On January 20, 2017, Donald Trump became the 45th president of the United States. While I had a few minor complaints with the inauguration ceremony itself (the fact that we, a country with a secular constitution, still require our president-elects to swear in on the Bible being one of them), my main hang-up, along with millions of other Americans’, was with the President-elect himself, as well as with his Vice Presidential selection (a staunch fundamentalist who either does not understand, or pretends not to understand, the difference between religious freedom and theocracy). I thought I’d take this opportunity to elaborate on why I used to consider myself a supporter of the now distorted and nearly obsolete Republican Party and why the GOP can no longer claim my allegiance.
I was an 11-year-old living in Australia when Barack Obama took office as the 44th president of the United States. My parents, both moderate Republicans, were understandably disappointed with the election result, but I was a clueless child—an American citizen who had somehow spent the majority of my life outside of my home country, who barely spoke like an American, who had no idea how American politics worked, and who didn’t know the rules of American football.
To say that I was a Republican then would be akin to saying I was a Christian at birth—one by default but only because of my parents’ influence. Now I’m an informed adult who has spent the past seven years of my life in my country of citizenship, who, for the most part, embraces American popular culture, who has once exerted the right to vote (and not for Trump), and who still does not know the rules of American football.
I grew up believing that the Republican Party was the party of individualism. And while I still value small government, self-determination, entrepreneurship, creativity, and personal liberty, the party who once championed these ideas does not. Where does personal liberty play into the GOP’s strong opposition to same-sex marriage? In what world can a politician claim allegiance to a party that strives to protect religious freedom while announcing that he wants to ban Muslims from entering the country?
The Republican Party has recently become somewhat of a religious cult, shamelessly embracing authoritarianism and failing to promote upward mobility in an increasingly populous and disenfranchised middle class. Could this really be the same party that freed the slaves?

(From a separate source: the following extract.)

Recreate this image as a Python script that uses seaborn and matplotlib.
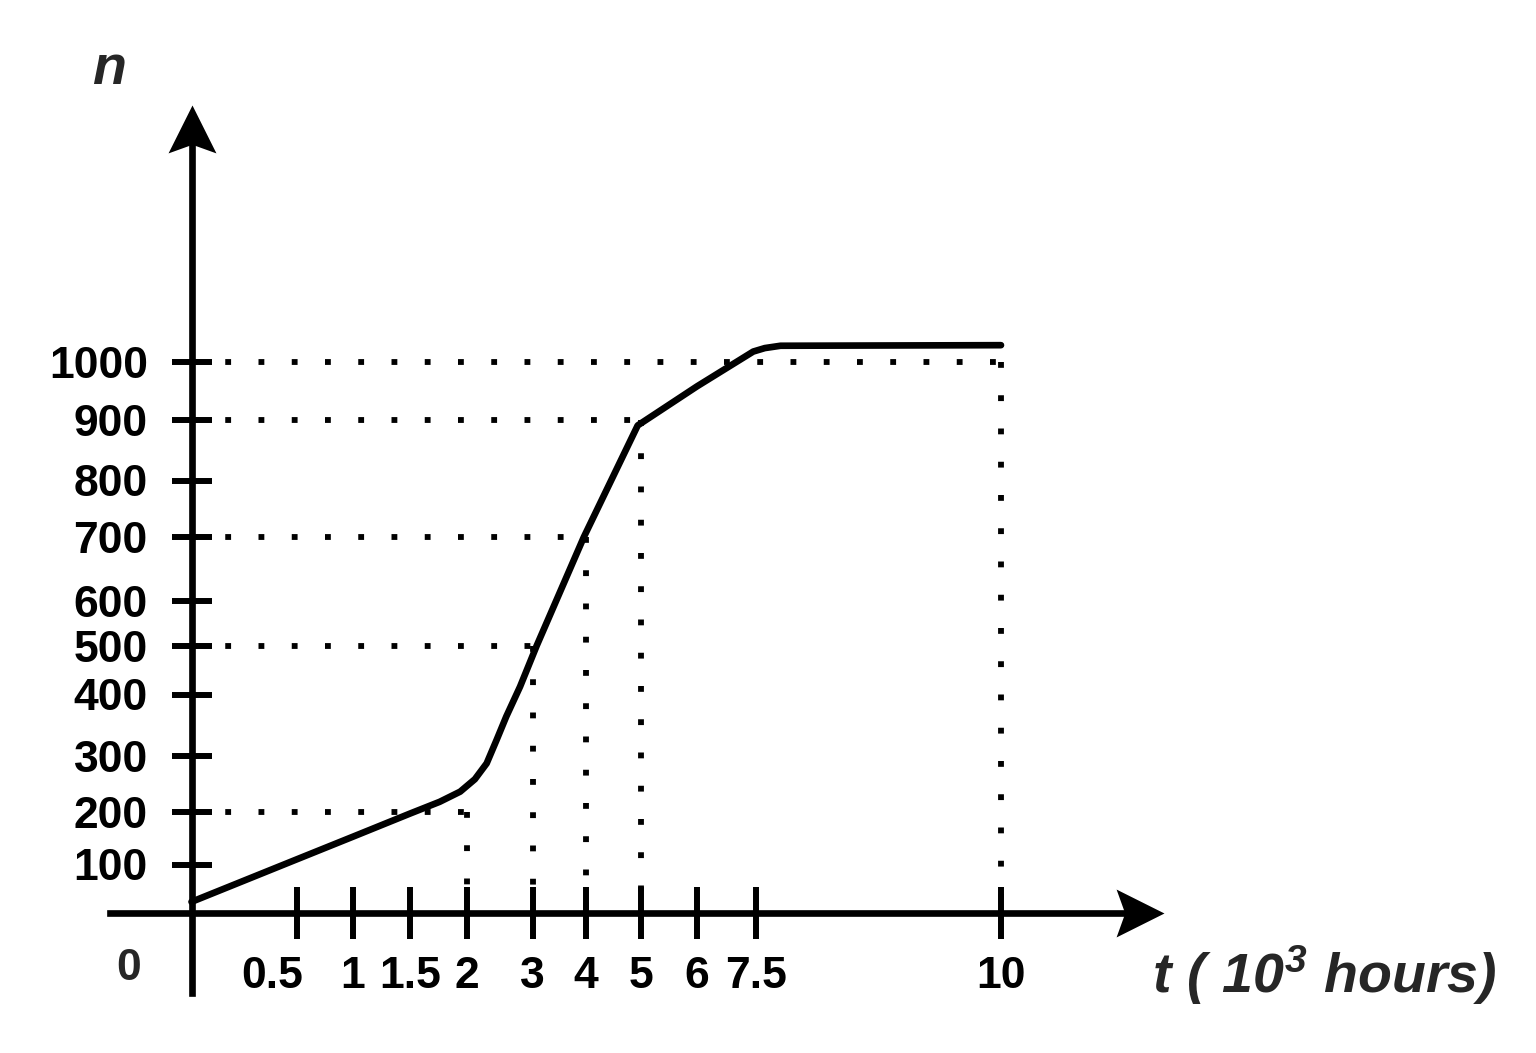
import numpy as np
import matplotlib
matplotlib.use("Agg")
import matplotlib.pyplot as plt
from matplotlib.path import Path
from matplotlib.transforms import ScaledTranslation
import seaborn as sns

# curve n(t)
t_hours = [0, 0.5, 1, 1.5, 1.76, 1.94, 2.12, 2.30, 2.45, 2.6, 2.81, 3.08, 3.96, 4.94, 6, 7.43, 7.59, 7.75, 10]
n_count = [23, 110, 153, 197, 218, 236, 258, 286, 325, 364, 416, 500, 700, 891, 958, 1018, 1024, 1028, 1029]

# dotted guide lines (t, n)
guide_t = [2, 3, 4, 5, 10]
guide_n = [200, 500, 700, 900, 1000]

x_ticks = [0.5, 1, 1.5, 2, 3, 4, 5, 6, 7.5, 10]
x_labels = ["0.5", "1", "1.5", "2", "3", "4", "5", "6", "7.5", "10"]
y_ticks = [100, 200, 300, 400, 500, 600, 700, 800, 900, 1000]

# the drawn axes are not evenly spaced, so use a piecewise linear scale
# (value -> pixels from the origin)
x_knots = [0, 0.5, 1, 1.5, 2, 3, 4, 5, 6, 7.5, 10]
x_knot_px = [0, 105.5, 161.5, 218.5, 275.5, 341, 394.5, 449.5, 505.5, 564.5, 809.5]
y_knots = [0, 100, 200, 300, 400, 500, 600, 700, 800, 900, 1000]
y_knot_px = [0, 48.5, 101, 157.5, 218.5, 267.5, 312, 376, 432.5, 493, 551]


def piecewise(src, dst):
    src = np.asarray(src, float)
    dst = np.asarray(dst, float)
    lo = (dst[1] - dst[0]) / (src[1] - src[0])
    hi = (dst[-1] - dst[-2]) / (src[-1] - src[-2])

    def f(v):
        v = np.asarray(v, float)
        out = np.interp(v, src, dst)
        out = np.where(v < src[0], dst[0] + (v - src[0]) * lo, out)
        out = np.where(v > src[-1], dst[-1] + (v - src[-1]) * hi, out)
        return out
    return f


fx, ix = piecewise(x_knots, x_knot_px), piecewise(x_knot_px, x_knots)
fy, iy = piecewise(y_knots, y_knot_px), piecewise(y_knot_px, y_knots)

sns.set_style("white")
plt.rcParams["font.family"] = ["Liberation Sans", "DejaVu Sans"]
plt.rcParams["mathtext.fontset"] = "custom"
plt.rcParams["mathtext.rm"] = "Liberation Sans:italic:bold"
plt.rcParams["mathtext.it"] = "Liberation Sans:italic:bold"
plt.rcParams["mathtext.bf"] = "Liberation Sans:italic:bold"

W, H = 1536, 1053
ox, oy = 191.5, 913  # origin in pixels
fig = plt.figure(figsize=(W / 100, H / 100), dpi=100)
ax = fig.add_axes([0, 0, 1, 1])
ax.set_xscale("function", functions=(fx, ix))
ax.set_yscale("function", functions=(fy, iy))
ax.set_xlim(float(ix(-ox)), float(ix(W - ox)))
ax.set_ylim(float(iy(oy - H)), float(iy(oy)))

lw = 4.8
dots = dict(color="black", lw=4.2, linestyle=(0, (1, 4.7)), dash_capstyle="butt", zorder=2)
for t, n in zip(guide_t, guide_n):
    ax.plot([0, t], [n, n], **dots)
    ax.plot([t, t], [n, 0], **dots)

sns.lineplot(x=t_hours, y=n_count, ax=ax, color="black", lw=lw, zorder=4)

# axes through the origin
for side in ["top", "right"]:
    ax.spines[side].set_visible(False)
for side in ["left", "bottom"]:
    ax.spines[side].set_position(("data", 0))
    ax.spines[side].set_linewidth(lw)
    ax.spines[side].set_color("black")
ax.spines["left"].set_bounds(float(iy(-80)), float(iy(oy - 140)))
ax.spines["bottom"].set_bounds(float(ix(110 - ox)), float(ix(1125 - ox)))

# arrow heads
up = Path([(0, 0), (-0.5, -1), (0, -0.82), (0.5, -1), (0, 0)],
          [Path.MOVETO, Path.LINETO, Path.LINETO, Path.LINETO, Path.CLOSEPOLY])
right = Path([(0, 0), (-1, 0.5), (-0.82, 0), (-1, -0.5), (0, 0)],
             [Path.MOVETO, Path.LINETO, Path.LINETO, Path.LINETO, Path.CLOSEPOLY])
ax.plot([0], [float(iy(oy - 105))], marker=up, ms=69, color="black", mew=0, clip_on=False, zorder=5)
ax.plot([float(ix(1164 - ox))], [0], marker=right, ms=69, color="black", mew=0, clip_on=False, zorder=5)

ax.set_xticks(x_ticks)
ax.set_xticklabels(x_labels)
ax.set_yticks(y_ticks)
ax.set_yticklabels([str(v) for v in y_ticks])
ax.xaxis.set_minor_locator(matplotlib.ticker.NullLocator())
ax.yaxis.set_minor_locator(matplotlib.ticker.NullLocator())
ax.tick_params(axis="x", bottom=True, top=False, direction="inout", length=38, width=4.3,
               pad=12, labelsize=32, colors="black")
ax.tick_params(axis="y", left=True, right=False, direction="inout", length=29, width=4.3,
               pad=17, labelsize=32, colors="black")
for lab in ax.get_xticklabels() + ax.get_yticklabels():
    lab.set_fontweight("bold")
# the "0.5" label sits a bit left of its tick in the original
lab05 = ax.get_xticklabels()[0]
lab05.set_transform(lab05.get_transform() + ScaledTranslation(-0.25, 0, fig.dpi_scale_trans))

ax.text(129 / W, 1 - 968 / H, "0", transform=ax.transAxes, fontsize=32,
        fontweight="bold", ha="center", va="center")
ax.text(109 / W, 1 - 70 / H, "n", transform=ax.transAxes, fontsize=40,
        fontweight="bold", style="italic", ha="center", va="center")
ax.text(1152 / W, 1 - 993 / H, r"$t\ (\ 10^3\ hours)$", transform=ax.transAxes,
        fontsize=40, ha="left", va="baseline")

fig.savefig("out.png", dpi=100, facecolor="white")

In name only.
Prospects have not always looked so bleak for the GOP. A pivotal moment of my life was the first time I watched a video of Ronald Reagan and George H.W. Bush civilly discussing immigration reform. At the time, I was feeling dissatisfied with many Republican politicians’ stances on how to fix the illegal immigration problem.
I disliked the idea that people could be treated like disposable entities and simply thrown out of a country that calls itself “the land of opportunity.” However, in the video (which is taken from a 1980 debate), both men show a surprising amount of compassion for “illegal aliens,” and it is this kind of compassion that seems nearly absent from the rhetoric of modern Republicans.
Shocking as it is that Reagan and Bush could be considered socially liberal by any standard, this is the reality we live in.
None of this is to say that my opinions have not changed since I was a child. I’ve made minor ideological adjustments to my own beliefs, as almost everyone does when they grow up and are finally able to see the world as it truly is, independent from the bubble in which they were raised. But even more critical in my abandonment of the Republican Party was the shifting ideological rhetoric of the Party itself. To even say that I abandoned the GOP is misleading—in reality, the GOP abandoned me.
Donald Trump’s first year as president has been predictably superficial and detrimental—everything I expected from an infamously outrageous candidate who now must face the gravity of his new position. He appears to still be modifying his views, as he has been since he was elected, to make himself more attractive to the general public and not just the niche demographic whose votes were necessary for his victory.
Yet he still embodies everything that the Republican Party used to despise but now proudly embraces. The Grand Old Party is dead, but Donald Trump did not kill it. He was simply instrumental in its slow and painful demise.